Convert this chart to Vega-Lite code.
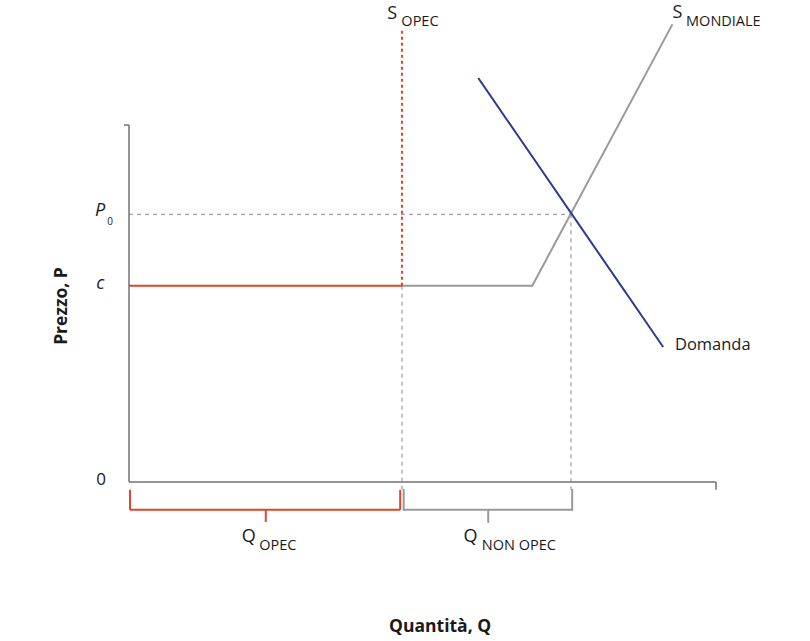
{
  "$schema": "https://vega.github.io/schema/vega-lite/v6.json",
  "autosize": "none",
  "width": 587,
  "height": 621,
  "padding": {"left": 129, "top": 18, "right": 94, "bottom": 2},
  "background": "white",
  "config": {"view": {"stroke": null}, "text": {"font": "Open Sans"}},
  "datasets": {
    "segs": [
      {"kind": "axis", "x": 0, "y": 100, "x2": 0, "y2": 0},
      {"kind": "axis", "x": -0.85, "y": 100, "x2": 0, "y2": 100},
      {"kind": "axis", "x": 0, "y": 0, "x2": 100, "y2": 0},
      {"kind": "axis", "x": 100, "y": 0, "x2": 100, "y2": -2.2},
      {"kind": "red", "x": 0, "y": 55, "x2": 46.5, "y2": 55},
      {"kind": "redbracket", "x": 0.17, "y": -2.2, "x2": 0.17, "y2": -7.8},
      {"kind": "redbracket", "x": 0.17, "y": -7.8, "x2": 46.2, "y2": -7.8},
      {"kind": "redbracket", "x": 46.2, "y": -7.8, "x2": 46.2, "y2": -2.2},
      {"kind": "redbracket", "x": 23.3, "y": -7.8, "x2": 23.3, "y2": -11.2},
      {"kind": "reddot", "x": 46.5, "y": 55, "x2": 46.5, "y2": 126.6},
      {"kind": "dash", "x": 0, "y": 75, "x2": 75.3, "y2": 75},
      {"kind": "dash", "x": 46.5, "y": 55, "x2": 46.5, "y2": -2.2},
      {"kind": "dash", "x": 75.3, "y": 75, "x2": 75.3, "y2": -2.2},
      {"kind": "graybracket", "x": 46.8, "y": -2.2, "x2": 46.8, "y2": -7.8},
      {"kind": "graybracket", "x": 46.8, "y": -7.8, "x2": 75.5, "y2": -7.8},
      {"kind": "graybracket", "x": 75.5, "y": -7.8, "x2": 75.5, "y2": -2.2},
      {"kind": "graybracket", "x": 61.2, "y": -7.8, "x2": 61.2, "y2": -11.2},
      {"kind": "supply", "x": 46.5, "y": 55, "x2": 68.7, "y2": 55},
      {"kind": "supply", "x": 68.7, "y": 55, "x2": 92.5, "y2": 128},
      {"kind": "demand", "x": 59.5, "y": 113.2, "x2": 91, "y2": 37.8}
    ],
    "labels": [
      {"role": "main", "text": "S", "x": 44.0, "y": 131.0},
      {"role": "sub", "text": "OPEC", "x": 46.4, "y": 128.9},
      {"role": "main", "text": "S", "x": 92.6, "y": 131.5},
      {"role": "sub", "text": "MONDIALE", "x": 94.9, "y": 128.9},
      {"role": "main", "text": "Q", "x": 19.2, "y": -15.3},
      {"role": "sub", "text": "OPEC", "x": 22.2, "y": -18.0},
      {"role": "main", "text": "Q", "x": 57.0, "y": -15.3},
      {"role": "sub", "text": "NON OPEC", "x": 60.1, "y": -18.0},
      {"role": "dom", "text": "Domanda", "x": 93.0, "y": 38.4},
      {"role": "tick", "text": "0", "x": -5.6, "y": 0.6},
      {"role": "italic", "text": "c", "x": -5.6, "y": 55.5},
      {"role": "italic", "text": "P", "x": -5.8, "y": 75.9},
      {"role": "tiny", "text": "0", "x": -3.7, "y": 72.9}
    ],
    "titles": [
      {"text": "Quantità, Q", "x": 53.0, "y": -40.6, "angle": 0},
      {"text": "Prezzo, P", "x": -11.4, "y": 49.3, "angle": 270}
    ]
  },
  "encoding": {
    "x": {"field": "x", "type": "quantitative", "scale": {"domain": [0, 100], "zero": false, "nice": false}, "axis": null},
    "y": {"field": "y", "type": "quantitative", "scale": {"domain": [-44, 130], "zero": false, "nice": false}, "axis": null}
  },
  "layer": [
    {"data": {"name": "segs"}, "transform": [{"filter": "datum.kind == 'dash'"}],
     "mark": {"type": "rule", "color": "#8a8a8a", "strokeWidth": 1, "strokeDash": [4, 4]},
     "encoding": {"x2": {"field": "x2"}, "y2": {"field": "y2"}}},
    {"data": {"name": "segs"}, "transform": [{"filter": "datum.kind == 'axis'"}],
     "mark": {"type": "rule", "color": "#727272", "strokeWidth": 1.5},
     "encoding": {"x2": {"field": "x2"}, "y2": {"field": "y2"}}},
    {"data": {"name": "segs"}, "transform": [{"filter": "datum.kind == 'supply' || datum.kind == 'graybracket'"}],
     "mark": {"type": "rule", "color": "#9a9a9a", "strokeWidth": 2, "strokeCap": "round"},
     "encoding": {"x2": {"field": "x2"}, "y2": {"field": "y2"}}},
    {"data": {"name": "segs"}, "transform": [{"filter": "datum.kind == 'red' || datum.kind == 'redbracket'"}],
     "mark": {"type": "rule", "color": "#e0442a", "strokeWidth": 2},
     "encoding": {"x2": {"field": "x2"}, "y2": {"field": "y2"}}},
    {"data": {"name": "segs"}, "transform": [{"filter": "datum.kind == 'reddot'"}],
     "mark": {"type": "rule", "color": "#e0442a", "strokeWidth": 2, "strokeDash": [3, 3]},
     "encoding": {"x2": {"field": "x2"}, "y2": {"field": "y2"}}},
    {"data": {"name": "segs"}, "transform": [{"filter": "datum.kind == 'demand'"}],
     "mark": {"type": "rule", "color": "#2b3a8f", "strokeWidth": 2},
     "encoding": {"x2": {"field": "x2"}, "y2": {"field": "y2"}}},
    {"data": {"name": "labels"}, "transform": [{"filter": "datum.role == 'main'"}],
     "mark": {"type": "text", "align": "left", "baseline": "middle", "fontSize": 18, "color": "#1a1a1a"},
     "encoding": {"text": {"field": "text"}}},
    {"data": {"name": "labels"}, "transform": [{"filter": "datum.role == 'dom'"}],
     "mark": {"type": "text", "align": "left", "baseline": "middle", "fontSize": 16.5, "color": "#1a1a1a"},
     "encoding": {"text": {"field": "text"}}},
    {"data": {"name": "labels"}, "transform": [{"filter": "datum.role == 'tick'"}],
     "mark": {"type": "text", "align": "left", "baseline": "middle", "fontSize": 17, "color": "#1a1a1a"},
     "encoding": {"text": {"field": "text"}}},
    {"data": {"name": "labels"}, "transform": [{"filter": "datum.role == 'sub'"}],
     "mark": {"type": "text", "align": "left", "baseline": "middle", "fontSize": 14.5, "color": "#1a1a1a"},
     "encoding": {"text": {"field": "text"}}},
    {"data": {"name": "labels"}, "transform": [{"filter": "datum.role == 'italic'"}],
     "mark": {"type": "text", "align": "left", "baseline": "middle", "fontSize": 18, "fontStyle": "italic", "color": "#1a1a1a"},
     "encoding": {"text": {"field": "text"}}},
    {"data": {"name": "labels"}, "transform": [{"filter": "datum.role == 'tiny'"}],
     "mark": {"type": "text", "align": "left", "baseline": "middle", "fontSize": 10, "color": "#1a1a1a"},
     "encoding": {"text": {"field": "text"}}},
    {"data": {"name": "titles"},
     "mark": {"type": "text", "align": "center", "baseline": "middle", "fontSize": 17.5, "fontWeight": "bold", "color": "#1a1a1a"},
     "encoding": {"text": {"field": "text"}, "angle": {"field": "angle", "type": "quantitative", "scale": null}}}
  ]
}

═══

WHAT THIS TASK INVOLVES: Transcribe the material exactly, and leave out whatever pictures it holds.

RESULT OF THE EXERCISE:
Convert this chart to Vega-Lite code.
{
  "$schema": "https://vega.github.io/schema/vega-lite/v6.json",
  "autosize": "none",
  "width": 587,
  "height": 621,
  "padding": {"left": 129, "top": 18, "right": 94, "bottom": 2},
  "background": "white",
  "config": {"view": {"stroke": null}, "text": {"font": "Open Sans"}},
  "datasets": {
    "segs": [
      {"kind": "axis", "x": 0, "y": 100, "x2": 0, "y2": 0},
      {"kind": "axis", "x": -0.85, "y": 100, "x2": 0, "y2": 100},
      {"kind": "axis", "x": 0, "y": 0, "x2": 100, "y2": 0},
      {"kind": "axis", "x": 100, "y": 0, "x2": 100, "y2": -2.2},
      {"kind": "red", "x": 0, "y": 55, "x2": 46.5, "y2": 55},
      {"kind": "redbracket", "x": 0.17, "y": -2.2, "x2": 0.17, "y2": -7.8},
      {"kind": "redbracket", "x": 0.17, "y": -7.8, "x2": 46.2, "y2": -7.8},
      {"kind": "redbracket", "x": 46.2, "y": -7.8, "x2": 46.2, "y2": -2.2},
      {"kind": "redbracket", "x": 23.3, "y": -7.8, "x2": 23.3, "y2": -11.2},
      {"kind": "reddot", "x": 46.5, "y": 55, "x2": 46.5, "y2": 126.6},
      {"kind": "dash", "x": 0, "y": 75, "x2": 75.3, "y2": 75},
      {"kind": "dash", "x": 46.5, "y": 55, "x2": 46.5, "y2": -2.2},
      {"kind": "dash", "x": 75.3, "y": 75, "x2": 75.3, "y2": -2.2},
      {"kind": "graybracket", "x": 46.8, "y": -2.2, "x2": 46.8, "y2": -7.8},
      {"kind": "graybracket", "x": 46.8, "y": -7.8, "x2": 75.5, "y2": -7.8},
      {"kind": "graybracket", "x": 75.5, "y": -7.8, "x2": 75.5, "y2": -2.2},
      {"kind": "graybracket", "x": 61.2, "y": -7.8, "x2": 61.2, "y2": -11.2},
      {"kind": "supply", "x": 46.5, "y": 55, "x2": 68.7, "y2": 55},
      {"kind": "supply", "x": 68.7, "y": 55, "x2": 92.5, "y2": 128},
      {"kind": "demand", "x": 59.5, "y": 113.2, "x2": 91, "y2": 37.8}
    ],
    "labels": [
      {"role": "main", "text": "S", "x": 44.0, "y": 131.0},
      {"role": "sub", "text": "OPEC", "x": 46.4, "y": 128.9},
      {"role": "main", "text": "S", "x": 92.6, "y": 131.5},
      {"role": "sub", "text": "MONDIALE", "x": 94.9, "y": 128.9},
      {"role": "main", "text": "Q", "x": 19.2, "y": -15.3},
      {"role": "sub", "text": "OPEC", "x": 22.2, "y": -18.0},
      {"role": "main", "text": "Q", "x": 57.0, "y": -15.3},
      {"role": "sub", "text": "NON OPEC", "x": 60.1, "y": -18.0},
      {"role": "dom", "text": "Domanda", "x": 93.0, "y": 38.4},
      {"role": "tick", "text": "0", "x": -5.6, "y": 0.6},
      {"role": "italic", "text": "c", "x": -5.6, "y": 55.5},
      {"role": "italic", "text": "P", "x": -5.8, "y": 75.9},
      {"role": "tiny", "text": "0", "x": -3.7, "y": 72.9}
    ],
    "titles": [
      {"text": "Quantità, Q", "x": 53.0, "y": -40.6, "angle": 0},
      {"text": "Prezzo, P", "x": -11.4, "y": 49.3, "angle": 270}
    ]
  },
  "encoding": {
    "x": {"field": "x", "type": "quantitative", "scale": {"domain": [0, 100], "zero": false, "nice": false}, "axis": null},
    "y": {"field": "y", "type": "quantitative", "scale": {"domain": [-44, 130], "zero": false, "nice": false}, "axis": null}
  },
  "layer": [
    {"data": {"name": "segs"}, "transform": [{"filter": "datum.kind == 'dash'"}],
     "mark": {"type": "rule", "color": "#8a8a8a", "strokeWidth": 1, "strokeDash": [4, 4]},
     "encoding": {"x2": {"field": "x2"}, "y2": {"field": "y2"}}},
    {"data": {"name": "segs"}, "transform": [{"filter": "datum.kind == 'axis'"}],
     "mark": {"type": "rule", "color": "#727272", "strokeWidth": 1.5},
     "encoding": {"x2": {"field": "x2"}, "y2": {"field": "y2"}}},
    {"data": {"name": "segs"}, "transform": [{"filter": "datum.kind == 'supply' || datum.kind == 'graybracket'"}],
     "mark": {"type": "rule", "color": "#9a9a9a", "strokeWidth": 2, "strokeCap": "round"},
     "encoding": {"x2": {"field": "x2"}, "y2": {"field": "y2"}}},
    {"data": {"name": "segs"}, "transform": [{"filter": "datum.kind == 'red' || datum.kind == 'redbracket'"}],
     "mark": {"type": "rule", "color": "#e0442a", "strokeWidth": 2},
     "encoding": {"x2": {"field": "x2"}, "y2": {"field": "y2"}}},
    {"data": {"name": "segs"}, "transform": [{"filter": "datum.kind == 'reddot'"}],
     "mark": {"type": "rule", "color": "#e0442a", "strokeWidth": 2, "strokeDash": [3, 3]},
     "encoding": {"x2": {"field": "x2"}, "y2": {"field": "y2"}}},
    {"data": {"name": "segs"}, "transform": [{"filter": "datum.kind == 'demand'"}],
     "mark": {"type": "rule", "color": "#2b3a8f", "strokeWidth": 2},
     "encoding": {"x2": {"field": "x2"}, "y2": {"field": "y2"}}},
    {"data": {"name": "labels"}, "transform": [{"filter": "datum.role == 'main'"}],
     "mark": {"type": "text", "align": "left", "baseline": "middle", "fontSize": 18, "color": "#1a1a1a"},
     "encoding": {"text": {"field": "text"}}},
    {"data": {"name": "labels"}, "transform": [{"filter": "datum.role == 'dom'"}],
     "mark": {"type": "text", "align": "left", "baseline": "middle", "fontSize": 16.5, "color": "#1a1a1a"},
     "encoding": {"text": {"field": "text"}}},
    {"data": {"name": "labels"}, "transform": [{"filter": "datum.role == 'tick'"}],
     "mark": {"type": "text", "align": "left", "baseline": "middle", "fontSize": 17, "color": "#1a1a1a"},
     "encoding": {"text": {"field": "text"}}},
    {"data": {"name": "labels"}, "transform": [{"filter": "datum.role == 'sub'"}],
     "mark": {"type": "text", "align": "left", "baseline": "middle", "fontSize": 14.5, "color": "#1a1a1a"},
     "encoding": {"text": {"field": "text"}}},
    {"data": {"name": "labels"}, "transform": [{"filter": "datum.role == 'italic'"}],
     "mark": {"type": "text", "align": "left", "baseline": "middle", "fontSize": 18, "fontStyle": "italic", "color": "#1a1a1a"},
     "encoding": {"text": {"field": "text"}}},
    {"data": {"name": "labels"}, "transform": [{"filter": "datum.role == 'tiny'"}],
     "mark": {"type": "text", "align": "left", "baseline": "middle", "fontSize": 10, "color": "#1a1a1a"},
     "encoding": {"text": {"field": "text"}}},
    {"data": {"name": "titles"},
     "mark": {"type": "text", "align": "center", "baseline": "middle", "fontSize": 17.5, "fontWeight": "bold", "color": "#1a1a1a"},
     "encoding": {"text": {"field": "text"}, "angle": {"field": "angle", "type": "quantitative", "scale": null}}}
  ]
}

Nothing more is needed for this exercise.